Middle of ‘The Road’

By David Orlikoff

The world has gone gray. The apocalypse came and snuffed out all life from moss and lichen on up the food chain. It’s been months since you’ve seen another human being and that thought fills you with dread. After all, your flesh is some of the last remaining digestible material on the planet. Suicide becomes more alluring as the threat of cannibalism—or

starvation—looms.

Such is life in director John Hillcoat’s The Road, adapted from the acclaimed Cormac McCarthy novel of the same name. But Hillcoat’s rendering shifts the focus from dystopia to melodrama for reasons unclear.

The score by fellow Australian and long-time collaborator Nick Cave is misused and distracting. Dull lilting piano refrains conjure the image of a bored child stuck indoors while it rains. For one three-minute period

Cave begrudgingly allows us a grungy industrial rock song. It’s about the only time music completely clicked. Though heavy handed, the score never becomes sarcastic—that’s not a compliment.

Characters with names like “Man” and “Boy” form obvious symbolic archetypes as the film follows the mode of literature. But this contrasts again with the depth of specificity surrounding the acting and emotions that become central to the viewing experience. Viggo Mortensen plays the Man who has reserved his own existence to protecting and preparing his Boy. His emotional range is impressive as he confronts the many and varied obstacles before him.
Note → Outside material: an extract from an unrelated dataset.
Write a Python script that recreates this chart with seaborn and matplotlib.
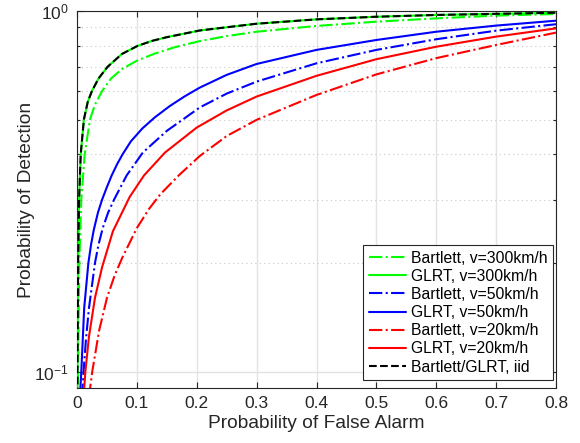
import numpy as np
import pandas as pd
import matplotlib
matplotlib.use("Agg")
import matplotlib.pyplot as plt
import seaborn as sns
from matplotlib.ticker import NullFormatter, FixedLocator

# ---- data ----
iid_x = [0.0004, 0.0008, 0.0018, 0.0035, 0.0062, 0.0115, 0.018, 0.025, 0.036, 0.051, 0.075, 0.101, 0.125, 0.15, 0.205, 0.3, 0.4, 0.5, 0.6, 0.7, 0.8]
iid_y = [0.08, 0.1, 0.2, 0.3, 0.4, 0.5, 0.56, 0.6, 0.65, 0.7, 0.76, 0.8, 0.826, 0.846, 0.883, 0.922, 0.948, 0.964, 0.975, 0.982, 0.989]

glrt300_x = [0.0004, 0.0008, 0.0018, 0.0035, 0.0062, 0.0115, 0.018, 0.025, 0.036, 0.051, 0.075, 0.101, 0.125, 0.15, 0.205, 0.3, 0.4, 0.5, 0.6, 0.7, 0.8]
glrt300_y = [0.08, 0.1, 0.2, 0.3, 0.4, 0.5, 0.56, 0.6, 0.65, 0.7, 0.76, 0.8, 0.826, 0.846, 0.883, 0.922, 0.948, 0.964, 0.975, 0.982, 0.989]

bart300_x = [0.0008, 0.0017, 0.0039, 0.0072, 0.0128, 0.0217, 0.03, 0.042, 0.057, 0.075, 0.1, 0.13, 0.165, 0.205, 0.25, 0.3, 0.4, 0.5, 0.6, 0.7, 0.8]
bart300_y = [0.08, 0.1, 0.2, 0.3, 0.4, 0.5, 0.55, 0.6, 0.65, 0.69, 0.728, 0.762, 0.795, 0.825, 0.852, 0.876, 0.909, 0.934, 0.954, 0.971, 0.981]

glrt50_x = [0.0048, 0.0072, 0.012, 0.019, 0.0235, 0.028, 0.035, 0.042, 0.05, 0.058, 0.067, 0.076, 0.09, 0.109, 0.13, 0.155, 0.18, 0.205, 0.25, 0.3, 0.4, 0.5, 0.6, 0.7, 0.8]
glrt50_y = [0.085, 0.1, 0.15, 0.2, 0.225, 0.247, 0.276, 0.3, 0.325, 0.35, 0.376, 0.4, 0.435, 0.472, 0.507, 0.545, 0.58, 0.613, 0.665, 0.713, 0.78, 0.831, 0.876, 0.911, 0.94]

bart50_x = [0.0085, 0.011, 0.015, 0.02, 0.03, 0.036, 0.043, 0.052, 0.062, 0.083, 0.11, 0.15, 0.205, 0.25, 0.3, 0.4, 0.5, 0.6, 0.7, 0.8]
bart50_y = [0.085, 0.1, 0.123, 0.15, 0.2, 0.225, 0.25, 0.276, 0.3, 0.35, 0.405, 0.465, 0.54, 0.59, 0.637, 0.716, 0.78, 0.835, 0.882, 0.919]

glrt20_x = [0.011, 0.014, 0.02, 0.03, 0.042, 0.06, 0.088, 0.112, 0.147, 0.2, 0.25, 0.3, 0.4, 0.5, 0.6, 0.7, 0.8]
glrt20_y = [0.085, 0.1, 0.125, 0.16, 0.195, 0.245, 0.305, 0.35, 0.405, 0.475, 0.53, 0.579, 0.661, 0.735, 0.796, 0.849, 0.895]

bart20_x = [0.02, 0.0255, 0.037, 0.05, 0.063, 0.0757, 0.1, 0.12, 0.139, 0.17, 0.205, 0.25, 0.3, 0.4, 0.5, 0.6, 0.7, 0.8]
bart20_y = [0.085, 0.1, 0.13, 0.16, 0.185, 0.207, 0.25, 0.282, 0.31, 0.35, 0.396, 0.45, 0.499, 0.585, 0.667, 0.74, 0.805, 0.871]

labels = ["Bartlett, v=300km/h", "GLRT, v=300km/h", "Bartlett, v=50km/h",
          "GLRT, v=50km/h", "Bartlett, v=20km/h", "GLRT, v=20km/h",
          "Bartlett/GLRT, iid"]
xticks = [0, 0.1, 0.2, 0.3, 0.4, 0.5, 0.6, 0.7, 0.8]
xticklabels = ["0", "0.1", "0.2", "0.3", "0.4", "0.5", "0.6", "0.7", "0.8"]

series = [
    (bart300_x, bart300_y, "#00ff00", "-."),
    (glrt300_x, glrt300_y, "#00ff00", "-"),
    (bart50_x, bart50_y, "#0000ff", "-."),
    (glrt50_x, glrt50_y, "#0000ff", "-"),
    (bart20_x, bart20_y, "#ff0000", "-."),
    (glrt20_x, glrt20_y, "#ff0000", "-"),
    (iid_x, iid_y, "#000000", "--"),
]

sns.set_theme(style="white")
plt.rcParams["font.family"] = ["Liberation Sans", "DejaVu Sans"]
plt.rcParams["mathtext.fontset"] = "custom"
plt.rcParams["mathtext.rm"] = "Liberation Sans"
plt.rcParams["mathtext.it"] = "Liberation Sans:italic"
plt.rcParams["mathtext.bf"] = "Liberation Sans:bold"

dark = "#262626"
fig = plt.figure(figsize=(5.8, 4.43), dpi=100)
ax = fig.add_axes([77/580, 1-388/443, (556-77)/580, (388-11)/443])

for (xs, ys, c, ls), lab in zip(series, labels):
    df = pd.DataFrame({"x": xs, "y": ys})
    sns.lineplot(data=df, x="x", y="y", ax=ax, color=c, linestyle=ls,
                 linewidth=1.5, label=lab, sort=False, estimator=None, zorder=3)

ax.set_yscale("log")
ax.set_xlim(0, 0.8)
ax.set_ylim(0.09, 1.0)
ax.set_xticks(xticks)
ax.set_xticklabels(xticklabels)
ax.yaxis.set_major_locator(FixedLocator([0.1, 1.0]))
ax.yaxis.set_minor_locator(FixedLocator([0.2, 0.3, 0.4, 0.5, 0.6, 0.7, 0.8, 0.9]))
ax.yaxis.set_minor_formatter(NullFormatter())
ax.set_yticklabels([r"$10^{-1}$", r"$10^{0}$"])

ax.grid(True, which="major", axis="both", color="#e3e3e3", linewidth=1.0, linestyle="-", zorder=0)
ax.grid(True, which="minor", axis="y", color="#c8c8c8", linewidth=0.8, linestyle=(0, (1, 3)), zorder=0)
ax.set_axisbelow(True)

for s in ax.spines.values():
    s.set_color(dark)
    s.set_linewidth(0.8)
    s.set_visible(True)

ax.tick_params(axis="both", which="major", direction="in", length=4, width=0.8,
               color=dark, labelcolor=dark, labelsize=12.5, top=True, right=True,
               bottom=True, left=True, pad=6)
ax.tick_params(axis="y", which="minor", direction="in", length=2.5, width=0.8,
               color=dark, left=True, right=True)

ax.set_xlabel("Probability of False Alarm", fontsize=13.8, color=dark, labelpad=3)
ax.set_ylabel("Probability of Detection", fontsize=13.8, color=dark, labelpad=-1)

leg = ax.legend(loc="lower right", bbox_to_anchor=(553/580, 1-380/443),
                bbox_transform=fig.transFigure, borderaxespad=0,
                fontsize=11.3, frameon=True, fancybox=False, framealpha=1,
                edgecolor=dark, handlelength=2.4, handletextpad=0.3,
                labelspacing=0.2, borderpad=0.35)
leg.get_frame().set_linewidth(0.8)
for t in leg.get_texts():
    t.set_color("black")

fig.savefig("out.png", dpi=100)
His face serves as a counterpoint to the barren landscape. But how seriously can we take his pain when he is little more than a symbolic man? He represents the old order, unable to succeed in the new world, though tasked with bringing up the next generation. His late wife represents human pain and loss wrapped in harsh practicality that cannot rationally justify this new tortured existence. And Boy, who “carries the fire inside,” is of course a new hope. Born into dystopia, he is tasked with finding a way out for humanity.  They walk the titular metaphorical “road” south—to salvation

or judgment.

These themes and many others might have been best left for the novel. When the travelers meet an old man or a thief, the audience is interested in the literal interaction more than the figurative. There is enough meat in terms of power, fear and social order not to have to resort to symbolism. Symbolism has its place, but The Road just isn’t The Seventh Seal. There are many reasons why it doesn’t work, which have more to do with the audience than the production.
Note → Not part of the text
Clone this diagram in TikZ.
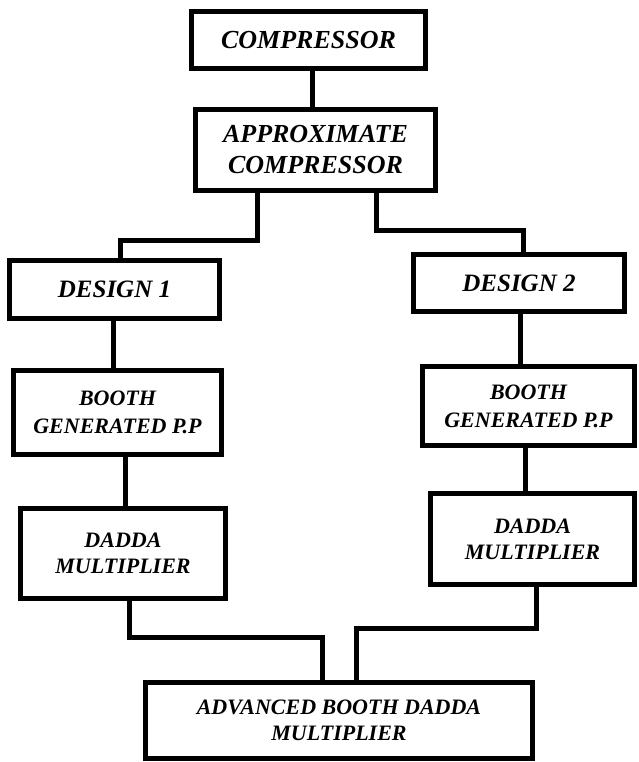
\documentclass[tikz,border=0pt]{standalone}
\usepackage{fontspec}
\setmainfont{Liberation Serif}
\begin{document}
\begin{tikzpicture}[x=1pt, y=-1pt, line width=5pt,
	blk/.style={draw, rectangle, align=center, inner sep=2pt,
		font=\bfseries\itshape\fontsize{22}{26}\selectfont},
	big/.style={font=\bfseries\itshape\fontsize{26}{31}\selectfont}]
	\useasboundingbox (0,0) rectangle (638,762);

	\node[blk, big, minimum width=234pt, minimum height=57pt] (comp) at (308.5, 40) {COMPRESSOR};
	\node[blk, big, minimum width=240pt, minimum height=81pt] (approx) at (315.5, 150) {APPROXIMATE\\COMPRESSOR};

	\node[blk, minimum width=210pt, minimum height=58pt, font=\bfseries\itshape\fontsize{25}{30}\selectfont] (dsgn1) at (114.5, 289.5) {DESIGN 1};
	\node[blk, minimum width=211pt, minimum height=57pt, font=\bfseries\itshape\fontsize{25}{30}\selectfont] (dsgn2) at (519, 283) {DESIGN 2};

	\node[blk, minimum width=208pt, minimum height=84pt, font=\bfseries\itshape\fontsize{22}{28}\selectfont] (pp1) at (117.5, 412.5) {BOOTH\\GENERATED P.P};
	\node[blk, minimum width=212pt, minimum height=79pt, font=\bfseries\itshape\fontsize{22}{28}\selectfont] (pp2) at (528.5, 406) {BOOTH\\GENERATED P.P};

	\node[blk, minimum width=205pt, minimum height=90pt] (mul1) at (123, 553.5) {DADDA\\MULTIPLIER};
	\node[blk, minimum width=204pt, minimum height=91pt] (mul2) at (532.5, 539) {DADDA\\MULTIPLIER};

	\node[blk, minimum width=387pt, minimum height=76pt] (abdm) at (339, 720.5) {ADVANCED BOOTH DADDA\\MULTIPLIER};

	\draw ([xshift=4pt]comp.south) -- ([xshift=4pt]comp.south |- approx.north);

	\draw ([xshift=-58.5pt]approx.south) -- ++(0,47) -| ([xshift=5.5pt]dsgn1.north);
	\draw ([xshift=60.5pt]approx.south) -- ++(0,37) -| ([xshift=4pt]dsgn2.north);

	\draw ([xshift=-1.5pt]dsgn1.south) -- ([xshift=-1.5pt]dsgn1.south |- pp1.north);
	\draw ([xshift=1pt]dsgn2.south) -- ([xshift=1pt]dsgn2.south |- pp2.north);

	\draw ([xshift=7.5pt]pp1.south) -- ([xshift=7.5pt]pp1.south |- mul1.north);
	\draw ([xshift=-3.5pt]pp2.south) -- ([xshift=-3.5pt]pp2.south |- mul2.north);

	\draw ([xshift=6pt]mul1.south) -- ++(0,36.5) -| ([xshift=-17pt]abdm.north);
	\draw ([xshift=3.5pt]mul2.south) -- ++(0,41.5) -| ([xshift=17pt]abdm.north);
\end{tikzpicture}
\end{document}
Expectations for this film fall in line with its predecessors like 28 Days Later to Children of Men. But is Hillcoat at fault for doing something slightly different? Yes, when it makes for a less enjoyable film. A post-apocalyptic film should be a visceral experience. It should draw the audience in early and expose the exquisite decay of the new world. It becomes an emotional experience for the viewer as much as the characters. Whatever meaning we take from it is tied back to our non-apocalyptic lives in retrospect. This is the FDR model for bottom-up dystopia. Hillcoat dubiously subscribes to Reagan’s top-down approach, beginning with the meaning and ending potentially with something cinematic.

The narrative structure further hinders accessibility. The first 20 minutes are like a game of temporal ping-pong. At one level ,this allows us to see the juxtaposition of life before and after and robs us of any comfort going in. It also confuses and distances the audience from the on-set. It’s as if Hillcoat knows what people want and tries to keep viewers from falling into the world and becoming cemented in the experience.

The hypothetical apocalypse described is still compelling. The Road is a fresh, though not definitive, take on the genre.